Sen. Bernie Sanders has never been what one would call a fan of Donald Trump. In fact, it's fair to say the Vermont senator has been one of Trump's more outspoken critics. Recently, however, some have questioned if Sanders — who has called Trump "delusional" and "a pathological liar" on more than one occasion — has gone too far in his rebukes now that Trump is president. But Sanders has said there's a good reason for the language he uses to describe the president.
"We are in a pivotal moment in American history," Sanders tweeted Sunday. "We have a president who is delusional. He is a pathological liar."
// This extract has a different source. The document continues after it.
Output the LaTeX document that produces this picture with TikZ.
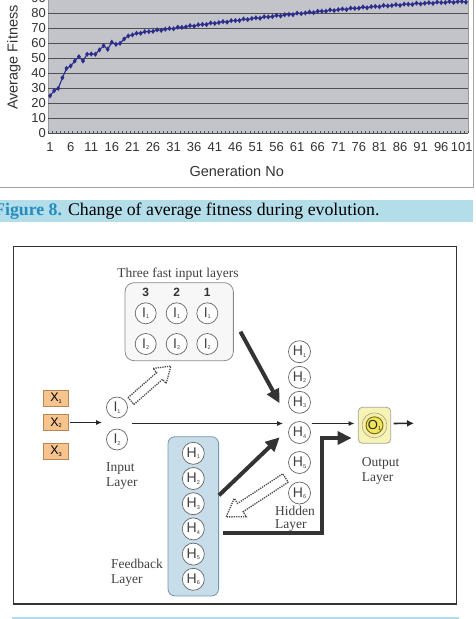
\documentclass[tikz,border=0pt]{standalone}
\usepackage{fontspec}
\setmainfont{Liberation Serif}
\setsansfont{Liberation Sans}
\usepackage{xcolor}
\usepackage{tikz}
\usetikzlibrary{arrows.meta, positioning, calc, plotmarks}

\definecolor{plotgray}{RGB}{194,196,201}
\definecolor{gridgray}{RGB}{80,80,80}
\definecolor{fitnavy}{RGB}{45,45,140}
\definecolor{capband}{RGB}{178,221,233}
\definecolor{capblue}{RGB}{38,140,190}
\definecolor{xorange}{RGB}{246,196,140}
\definecolor{xedge}{RGB}{185,135,85}
\definecolor{fbblue}{RGB}{199,221,233}
\definecolor{fbedge}{RGB}{120,150,170}
\definecolor{outyellow}{RGB}{246,243,180}
\definecolor{ringyellow}{RGB}{240,228,90}

% letter with a small lowered index, as in the circles
\newcommand{\neu}[2]{#1\raisebox{-1.5pt}{\fontsize{5.5}{6}\selectfont #2}}

\begin{document}
\begin{tikzpicture}[
  x=1pt, y=-1pt,
  neuron/.style={
    circle,
    draw=black!60,
    fill=white,
    line width=0.7pt,
    minimum size=21pt,
    inner sep=0pt,
    font=\sffamily\fontsize{14}{14}\selectfont,
    text=black!75
  },
  hneuron/.style={neuron, minimum size=22pt},
  inbox/.style={
    draw=xedge,
    fill=xorange,
    line width=0.6pt,
    minimum width=25pt,
    minimum height=16pt,
    inner sep=0pt,
    font=\sffamily\fontsize{12.5}{12.5}\selectfont
  },
  layerlabel/.style={
    font=\fontsize{13.5}{15}\selectfont,
    text=black!75,
    align=left,
    anchor=west,
    inner sep=0pt
  },
  collab/.style={font=\sffamily\bfseries\fontsize{12}{12}\selectfont, text=black!80, inner sep=0pt},
  thinarrow/.style={line width=1.2pt, draw=black!85, -{Latex[length=6pt,width=5pt]}},
  heavy/.style={line width=4pt, draw=black!80, -{Triangle[length=14pt,width=13pt]}},
  hollow/.style={densely dotted, line width=1.3pt, draw=black!70, fill=white},
  ylab/.style={font=\sffamily\fontsize{13}{13}\selectfont, text=black!80, anchor=east, inner sep=0pt},
  xlab/.style={font=\sffamily\fontsize{13}{13}\selectfont, text=black!80, anchor=base, inner sep=0pt}
]

\clip (0,0) rectangle (475,619);

% -------------------------------------------------------------------
% Fitness chart (cut at the top)
% -------------------------------------------------------------------
\draw[gray!70, line width=1.2pt] (-5,187.7) -- (473.5,187.7) -- (473.5,-5);
\fill[plotgray] (48,-5) rectangle (468,133.3);
\draw[gray!80] (48,-5) -- (48,133.3) (468,-5) -- (468,133.3);

\foreach \v in {0,10,...,90}{
  \draw[gridgray, line width=1pt] (48,{133.3-1.5*\v}) -- (468,{133.3-1.5*\v});
  \node[ylab] at (46,{133.3-1.5*\v}) {\v};
}
\foreach \k in {0,...,102}
  \draw[gridgray, line width=0.5pt] ({48+\k*4.1176},133.3) -- ++(0,-2.5);
\foreach \i in {1,6,...,101}
  \node[xlab] at ({48+(\i-0.5)*4.1176},151.5) {\i};

\node[font=\sffamily\fontsize{14.5}{14.5}\selectfont, text=black!80, rotate=90] (ytitle) at (14,57.5) {Average Fitness};
\node[font=\sffamily\fontsize{14.5}{14.5}\selectfont, text=black!80, anchor=base] (xtitle) at (236.7,176.5) {Generation No};

\begin{scope}[shift={(48pt,-133.3pt)}, x=4.1176pt, y=1.5pt]
  \draw[fitnavy, line width=1.1pt, mark size=1.7pt, mark options={fill=fitnavy, draw=fitnavy}]
    plot[mark=diamond*] coordinates {
      (0.5,25) (1.5,28.4) (2.5,30) (3.5,37) (4.5,43.3) (5.5,44.9)
      (6.5,48.2) (7.5,51.1) (8.5,48.2) (9.5,52.7) (10.5,52.9) (11.5,52.7)
      (12.5,55.6) (13.5,58.4) (14.5,56) (15.5,60.7) (16.5,59.3) (17.5,60)
      (18.5,62.9) (19.5,64.9) (20.5,65.6) (21.5,66.7)}
    -- plot[mark=diamond*, samples at={23,...,102}]
      ({\x-0.5},{87.8-21.1*((102.5-\x)/80.5)^1.45+0.4*sin(\x*137)});
\end{scope}

% -------------------------------------------------------------------
% Caption
% -------------------------------------------------------------------
\fill[capband] (-5,200.3) rectangle (473,221.7);
\node[anchor=base west, inner sep=0pt, font=\fontsize{17.8}{20}\selectfont] (caption) at (-6,215.5)
  {\textcolor{capblue}{\textbf{Figure 8.}} Change of average fitness during evolution.};
\fill[capband] (12,616.8) rectangle (459,619);

% -------------------------------------------------------------------
% Network frame
% -------------------------------------------------------------------
\draw[black!80, line width=1.1pt] (13.3,246.7) rectangle (456.7,604);

% Three fast input layers
\node[font=\fontsize{13.5}{15}\selectfont, text=black!75, anchor=base, inner sep=0pt] (fasttitle) at (178,277.3) {Three fast input layers};
\node[draw=black!45, fill=black!3, rounded corners=9pt, line width=0.8pt,
  minimum width=108.3pt, minimum height=78pt] (fast) at (179.2,321.7) {};

\node[collab] (c3) at (145.7,292) {3};
\node[collab] (c2) at (176.7,292) {2};
\node[collab] (c1) at (207.3,292) {1};

\node[neuron] (f3a) at (145.7,313.3) {\neu{I}{1}};
\node[neuron] (f2a) at (176.7,313.3) {\neu{I}{1}};
\node[neuron] (f1a) at (207.3,313.3) {\neu{I}{1}};
\node[neuron] (f3b) at (145.7,344) {\neu{I}{2}};
\node[neuron] (f2b) at (176.7,344) {\neu{I}{2}};
\node[neuron] (f1b) at (207.3,344) {\neu{I}{2}};

% Inputs
\node[inbox] (xone) at (56,398) {\neu{X}{1}};
\node[inbox] (xtwo) at (56,422.5) {\neu{X}{2}};
\node[inbox] (xthree) at (56,451) {\neu{X}{3}};

% Input layer
\node[neuron] (ione) at (117,407.5) {\neu{I}{1}};
\node[neuron] (itwo) at (117,439.5) {\neu{I}{2}};
\node[layerlabel] (inlabel) at (106,476.5) {Input\\Layer};
\coordinate (insum) at ($(ione.east)!0.5!(itwo.east)$);

% Hidden layer
\node[hneuron] (h1) at (299.5,351.7) {\neu{H}{1}};
\node[hneuron] (h2) at (299.5,377.3) {\neu{H}{2}};
\node[hneuron] (h3) at (299.5,402.3) {\neu{H}{3}};
\node[hneuron] (h4) at (299.5,432.5) {\neu{H}{4}};
\node[hneuron] (h5) at (299.5,462.5) {\neu{H}{5}};
\node[hneuron] (h6) at (299.5,493) {\neu{H}{6}};
\node[layerlabel, font=\fontsize{13.5}{13}\selectfont] (hidlabel) at (275,519) {Hidden\\Layer};

% Feedback layer
\node[draw=fbedge, fill=fbblue, rounded corners=7pt, line width=0.8pt,
  minimum width=50.6pt, minimum height=159.3pt] (feedbox) at (193.3,516.3) {};
\node[hneuron] (fh1) at (193.3,453.3) {\neu{H}{1}};
\node[hneuron] (fh2) at (193.3,478.5) {\neu{H}{2}};
\node[hneuron] (fh3) at (193.3,503.7) {\neu{H}{3}};
\node[hneuron] (fh4) at (193.3,528.9) {\neu{H}{4}};
\node[hneuron] (fh5) at (193.3,554.1) {\neu{H}{5}};
\node[hneuron] (fh6) at (193.3,579.3) {\neu{H}{6}};
\node[layerlabel] (fblabel) at (111,573) {Feedback\\Layer};

% Output layer
\node[draw=black!35, fill=outyellow, rounded corners=4pt, line width=0.8pt,
  minimum width=32.4pt, minimum height=36pt] (obox) at (374.5,425.3) {};
\node[circle, draw=black!45, fill=ringyellow!55, minimum size=25pt, inner sep=0pt] (oring) at (obox) {};
\node[neuron, draw=olive!70!black, line width=0.9pt, fill=ringyellow, minimum size=17pt,
  font=\sffamily\fontsize{13}{13}\selectfont, text=black!85] (oone) at (obox) {\neu{O}{1}};
\node[layerlabel] (outlabel) at (361.7,471) {Output\\Layer};
\coordinate (outend) at (414,423.3);

% -------------------------------------------------------------------
% Connectors
% -------------------------------------------------------------------
\draw[thinarrow, shorten >=4pt, shorten <=1.5pt] (xtwo.east) -- (xtwo.east -| ione.west);
\draw[thinarrow, shorten <=4pt, shorten >=5pt] (insum) -- (insum -| h4.west);
\draw[thinarrow, shorten <=1pt, shorten >=3.3pt] (insum -| h4.east) -- (insum -| obox.west);
\draw[thinarrow, line width=1.6pt, -{Latex[length=7pt,width=7pt]}, shorten <=2.5pt] (insum -| obox.east) -- (outend);

\draw[heavy] ([xshift=6.7pt, yshift=-10pt]fast.east) -- ([xshift=-8.5pt, yshift=-1pt]h3.west);
\draw[heavy] ([yshift=21pt]feedbox.east) -- ([xshift=-8.5pt, yshift=-4.8pt]h4.west);
\draw[heavy, line join=miter] ([xshift=4.4pt, yshift=-17pt]feedbox.east) -- ++(99,0)
  |- ([xshift=-6.3pt, yshift=-12.7pt]obox.west);

% dotted hollow arrows
\begin{scope}[shift={(131pt,-401pt)}, rotate=41.2]
  \draw[hollow] (0,-4.5) -- (38,-4.5) -- (38,-10) -- (53,0) -- (38,10) -- (38,4.5) -- (0,4.5) -- cycle;
\end{scope}
\begin{scope}[shift={(285.5pt,-478pt)}, rotate=213.2]
  \draw[hollow] (0,-5) -- (54,-5) -- (54,-11) -- (71,0) -- (54,11) -- (54,5) -- (0,5) -- cycle;
\end{scope}

\end{tikzpicture}
\end{document}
It was hardly the first time Sanders had used the word "delusional" to describe Trump. He used the term Nov. 29 while discussing Trump's claim he had won the popular when you "deduct the millions of people who voted illegally" in an interview with Conan O'Brien. He'd also used the term Jan. 26 while speaking in West Virginia about how out of touch he felt Trump was with the needs of working class Americans. And he used both terms Sunday while discussing Trump's latest policy moves in an appearance on NBC's Meet the Press.
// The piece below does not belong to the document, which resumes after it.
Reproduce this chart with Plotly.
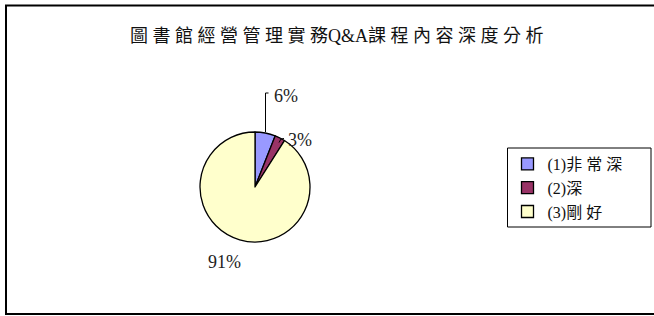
import plotly.graph_objects as go

W, H = 654, 316

categories = ["(1)非 常 深", "(2)深", "(3)剛 好"]
values = [6, 3, 91]
colors = ["#9999FF", "#993366", "#FFFFCC"]
title_text = "圖 書 館 經 營 管 理 實 務Q&A課 程 內 容 深 度 分 析"

FONT = "Liberation Serif, Noto Sans CJK TC, serif"

def px(x):
    return x / W

def py(y):
    return 1 - y / H

cx, cy, r = 255, 187, 55

fig = go.Figure(go.Pie(
    labels=categories,
    values=values,
    sort=False,
    direction="clockwise",
    rotation=0,
    textinfo="none",
    hoverinfo="label+percent",
    marker=dict(colors=colors, line=dict(color="black", width=1.3)),
    domain=dict(x=[px(cx - r), px(cx + r)], y=[py(cy + r), py(cy - r)]),
))

total = sum(values)
pct = [f"{round(v * 100 / total)}%" for v in values]
label_pos = [(272, 96), (286, 140), (206, 262)]
annotations = []
for t, (lx, ly) in zip(pct, label_pos):
    annotations.append(dict(
        text=t, x=px(lx), y=py(ly), xref="paper", yref="paper",
        xanchor="left", yanchor="middle", showarrow=False,
        font=dict(family=FONT, size=18, color="#222"),
    ))
annotations.append(dict(
    text=title_text, x=px(337), y=py(36), xref="paper", yref="paper",
    xanchor="center", yanchor="middle", showarrow=False,
    font=dict(family=FONT, size=18, color="#111"),
))

shapes = [
    dict(type="path", xref="paper", yref="paper",
         path=f"M {px(W + 40)} {py(5.5)} L {px(6)} {py(5.5)} L {px(6)} {py(314)} L {px(W + 40)} {py(314)}",
         line=dict(color="black", width=2), layer="below"),
    dict(type="path", xref="paper", yref="paper",
         path=f"M {px(265.5)} {py(cy - r)} L {px(265.5)} {py(93)} L {px(268.5)} {py(93)}",
         line=dict(color="black", width=1)),
    dict(type="path", xref="paper", yref="paper",
         path=f"M {px(279)} {py(142.5)} L {px(281)} {py(139)} L {px(284)} {py(138.5)}",
         line=dict(color="black", width=1)),
    # legend frame
    dict(type="rect", xref="paper", yref="paper",
         x0=px(507.5), x1=px(651), y0=py(227), y1=py(148),
         line=dict(color="black", width=1), layer="below"),
]

fig.update_layout(
    width=W, height=H,
    margin=dict(l=0, r=0, t=0, b=0),
    paper_bgcolor="white",
    plot_bgcolor="white",
    annotations=annotations,
    shapes=shapes,
    legend=dict(
        x=px(507.5), y=py(147), xanchor="left", yanchor="top",
        borderwidth=0, bgcolor="rgba(0,0,0,0)",
        font=dict(family=FONT, size=16, color="#111"),
        tracegroupgap=0,
    ),
    showlegend=True,
)

fig.write_html("out.html", config={"displayModeBar": False},
               post_script="document.body.style.margin='0';document.body.style.overflow='hidden';")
But while some have questioned the severity of Sanders' choice of words, the senator recently defended his use of the terms "delusional" and "pathological liar" in an interview on CNN's OutFront, saying he's simply calling it as he sees it.
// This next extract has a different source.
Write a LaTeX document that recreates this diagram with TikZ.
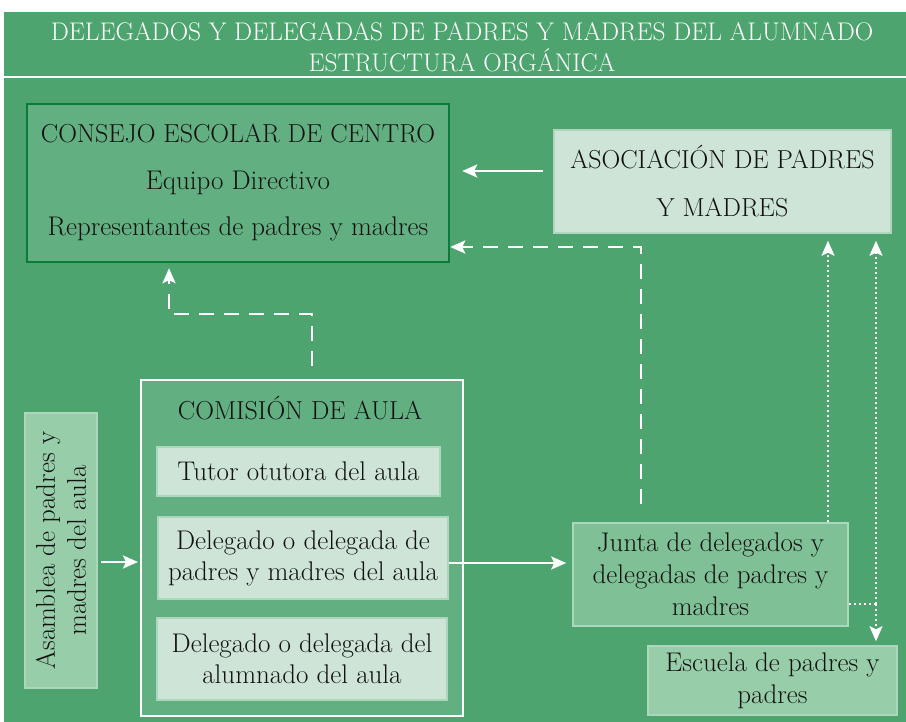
\documentclass[tikz,border=0pt]{standalone}
\usepackage{fontspec}
\usetikzlibrary{arrows.meta}

\newlength{\du}
\setlength{\du}{1pt}

\definecolor{fondo}{rgb}{0.302000, 0.643000, 0.431000}
\definecolor{cajamedia}{rgb}{0.384000, 0.690000, 0.510000}
\definecolor{bordeconsejo}{rgb}{0.047000, 0.478000, 0.220000}
\definecolor{cajaclara}{rgb}{0.804000, 0.894000, 0.839000}
\definecolor{cajajunta}{rgb}{0.498000, 0.753000, 0.588000}
\definecolor{cajapalida}{rgb}{0.596000, 0.804000, 0.667000}
\definecolor{bordeclaro}{rgb}{0.675000, 0.843000, 0.737000}
\definecolor{textocaja}{rgb}{0.070000, 0.070000, 0.070000}

\tikzset{
  caja/.style={rectangle, draw=bordeclaro, line width=1.5pt, inner sep=0pt,
    align=center, text=textocaja, font=\fontsize{27}{32}\selectfont},
  flecha/.style={draw=white, line width=2.5pt,
    -{Stealth[length=15pt,width=13pt,inset=3pt]}},
  flechadash/.style={flecha, dash pattern=on 15pt off 10pt},
  flechadot/.style={flecha, line width=2pt, dash pattern=on 2pt off 3pt},
}

\begin{document}
\begin{tikzpicture}
\pgftransformxscale{1.000000}
\pgftransformyscale{-1.000000}
\useasboundingbox (0\du,0\du) rectangle (906\du,722\du);
% fondo y cabecera
\fill[fondo] (4\du,12\du) rectangle (906\du,722\du);
\draw[white, line width=2pt] (4\du,77\du) -- (906\du,77\du);
\node[text=white, align=center, font=\fontsize{25.5}{31}\selectfont] (titulo) at (462\du,47\du)
  {DELEGADOS Y DELEGADAS DE PADRES Y MADRES DEL ALUMNADO\\ESTRUCTURA ORGÁNICA};
% consejo escolar
\node[caja, fill=cajamedia, draw=bordeconsejo, line width=2.5pt, minimum width=422pt,
  minimum height=158pt, font=\fontsize{27}{46.5}\selectfont] (consejo) at (238\du,183\du)
  {{\fontsize{26}{46.5}\selectfont CONSEJO ESCOLAR DE CENTRO}\\Equipo Directivo\\Representantes de padres y madres};
% asociacion
\node[caja, fill=cajaclara, minimum width=337pt, minimum height=103pt,
  font=\fontsize{26}{48}\selectfont] (asociacion) at (722.5\du,181.5\du)
  {ASOCIACIÓN DE PADRES\\Y MADRES};
% comision de aula
\node[caja, fill=cajamedia, draw=white, line width=2pt, minimum width=322pt,
  minimum height=336pt] (comision) at (302\du,548\du) {};
\node[text=textocaja, font=\fontsize{26}{32}\selectfont] (comtitulo) at (300\du,408\du)
  {COMISIÓN DE AULA};
\node[caja, fill=cajaclara, minimum width=283pt, minimum height=49pt] (tutor)
  at (298.5\du,471.5\du) {Tutor otutora del aula};
\node[caja, fill=cajaclara, minimum width=290pt, minimum height=82pt, font=\fontsize{27}{31}\selectfont]
  (delpadres) at (303\du,558\du) {Delegado o delegada de\\padres y madres del aula};
\node[caja, fill=cajaclara, minimum width=290pt, minimum height=82pt, font=\fontsize{27}{31}\selectfont]
  (delalumnos) at (302\du,659\du) {Delegado o delegada del\\alumnado del aula};
% asamblea
\node[caja, fill=cajapalida, rotate=90, minimum width=275pt, minimum height=72pt,
  font=\fontsize{27}{31}\selectfont] (asamblea) at (61\du,550.5\du)
  {Asamblea de padres y\\madres del aula};
% junta y escuela
\node[caja, fill=cajajunta, minimum width=275pt, minimum height=103pt] (junta)
  at (710.5\du,574.5\du) {Junta de delegados y\\delegadas de padres y\\madres};
\node[caja, fill=cajapalida, minimum width=249pt, minimum height=69pt] (escuela)
  at (772.5\du,680.5\du) {Escuela de padres y\\padres};
% flechas
\coordinate (flechaAso) at (544\du,171\du);
\draw[flecha, shorten <=10pt, shorten >=12pt] (asociacion.west |- flechaAso) -- (consejo.east |- flechaAso);
\coordinate (codoR) at (641\du,247\du);
\draw[flechadash, shorten <=18pt] (junta.north -| codoR) -- (codoR) -- (codoR -| consejo.east);
\coordinate (codoL1) at (312\du,314\du);
\coordinate (codoL2) at (169\du,314\du);
\draw[flechadash, shorten <=13pt, shorten >=5pt] (comision.north -| codoL1) -- (codoL1) -- (codoL2) -- (codoL2 |- consejo.south);
\coordinate (puntoA) at (828\du,604\du);
\coordinate (puntoB) at (876\du,604\du);
\draw[flechadot, shorten >=7pt] (junta.north -| puntoA) -- (asociacion.south -| puntoA);
\draw[flechadot, shorten >=7pt] (puntoB) -- (asociacion.south -| puntoB);
\draw[flechadot, shorten >=4pt] (puntoB) -- (escuela.north -| puntoB);
\draw[white, line width=2pt, dash pattern=on 2pt off 3pt] (junta.east |- puntoB) -- (puntoB);
\coordinate (flechaAsa) at (100\du,562\du);
\draw[flecha, shorten <=3pt, shorten >=2pt] (asamblea.south |- flechaAsa) -- (comision.west |- flechaAsa);
\coordinate (flechaDel) at (450\du,563\du);
\draw[flecha, shorten >=6pt] (delpadres.east |- flechaDel) -- (junta.west |- flechaDel);
\end{tikzpicture}
\end{document}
"I never have just attacked people because their views are different than mine," Sanders told OutFront's Erin Burnett when asked whether he thought it was "disrespectful of the Office of the President" to question Trump's mental health by using words like "delusional" to describe him. "I use the term 'delusional' with regard to Trump when he said there were 3 to 5 million 'illegals' who voted in the last election. ... That is delusional. Nobody in the world believes that is the case. There is zero evidence to back it up. But he makes that statement. So I think the word 'delusional' is correct."
Sanders' defense of labeling Trump "delusional" appears to boil down to adductive reasoning, or the idea that you can identify something or someone by observing their habitual characteristics. In essence, if it looks like a duck and it quacks like a duck, it's probably a duck.
Sanders went on to say he was completely aware of the severity and seriousness of his language, but felt they were the proper response to Trump's actions.
"I have used the word 'pathological liar' to describe Donald Trump," Sanders said. "Those are very harsh terms. I don't feel good about it. I disagreed with George Bush all the time – never called him a pathological liar, because he was not. Just a conservative president. But this guy lies all of the time."